* Begin Supplied data *

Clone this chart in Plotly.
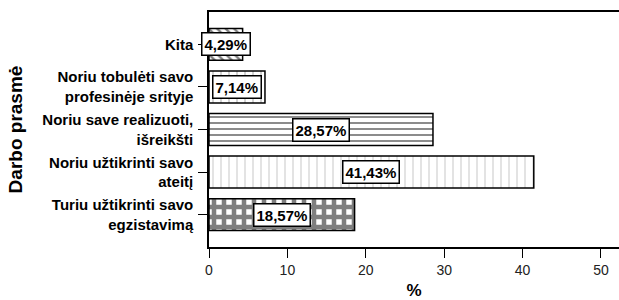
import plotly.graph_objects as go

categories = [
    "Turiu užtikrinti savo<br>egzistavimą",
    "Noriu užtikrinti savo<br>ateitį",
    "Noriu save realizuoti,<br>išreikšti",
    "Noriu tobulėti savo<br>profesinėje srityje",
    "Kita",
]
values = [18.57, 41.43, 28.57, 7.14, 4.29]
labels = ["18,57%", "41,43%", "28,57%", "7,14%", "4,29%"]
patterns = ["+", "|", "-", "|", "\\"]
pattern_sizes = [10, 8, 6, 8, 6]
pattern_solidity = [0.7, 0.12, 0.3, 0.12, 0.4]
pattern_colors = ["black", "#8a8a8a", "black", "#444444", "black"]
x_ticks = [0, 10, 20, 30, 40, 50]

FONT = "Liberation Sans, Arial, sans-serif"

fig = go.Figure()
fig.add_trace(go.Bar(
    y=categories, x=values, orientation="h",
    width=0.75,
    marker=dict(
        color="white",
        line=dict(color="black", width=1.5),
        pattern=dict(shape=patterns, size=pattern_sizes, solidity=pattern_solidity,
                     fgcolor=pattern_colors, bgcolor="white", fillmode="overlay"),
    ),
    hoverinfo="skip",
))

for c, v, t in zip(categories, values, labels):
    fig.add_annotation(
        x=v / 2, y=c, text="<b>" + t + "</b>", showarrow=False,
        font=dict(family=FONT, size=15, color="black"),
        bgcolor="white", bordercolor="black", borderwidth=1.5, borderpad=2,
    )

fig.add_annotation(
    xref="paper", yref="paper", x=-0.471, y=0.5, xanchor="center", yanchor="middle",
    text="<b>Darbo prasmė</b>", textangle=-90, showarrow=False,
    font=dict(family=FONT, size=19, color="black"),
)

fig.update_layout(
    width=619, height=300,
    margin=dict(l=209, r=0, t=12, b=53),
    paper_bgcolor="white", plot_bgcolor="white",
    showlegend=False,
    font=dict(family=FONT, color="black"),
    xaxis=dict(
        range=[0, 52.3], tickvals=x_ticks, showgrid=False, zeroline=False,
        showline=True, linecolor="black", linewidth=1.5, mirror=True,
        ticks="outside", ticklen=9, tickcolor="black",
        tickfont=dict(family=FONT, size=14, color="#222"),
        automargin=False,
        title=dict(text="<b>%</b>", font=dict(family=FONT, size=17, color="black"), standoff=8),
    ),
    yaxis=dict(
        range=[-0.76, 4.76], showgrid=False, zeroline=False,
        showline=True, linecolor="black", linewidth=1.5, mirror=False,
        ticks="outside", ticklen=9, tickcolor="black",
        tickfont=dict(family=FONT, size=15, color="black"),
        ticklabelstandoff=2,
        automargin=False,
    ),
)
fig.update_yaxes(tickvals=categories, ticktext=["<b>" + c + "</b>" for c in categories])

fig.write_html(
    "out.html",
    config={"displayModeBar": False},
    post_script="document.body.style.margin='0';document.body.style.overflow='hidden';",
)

* End Supplied data *

### Stated goal
Begin at the first line of the material and copy each line exactly through the one containing "import plotly.graph_objects as go". Omit pictures.

### Correct result
Clone this chart in Plotly.
import plotly.graph_objects as go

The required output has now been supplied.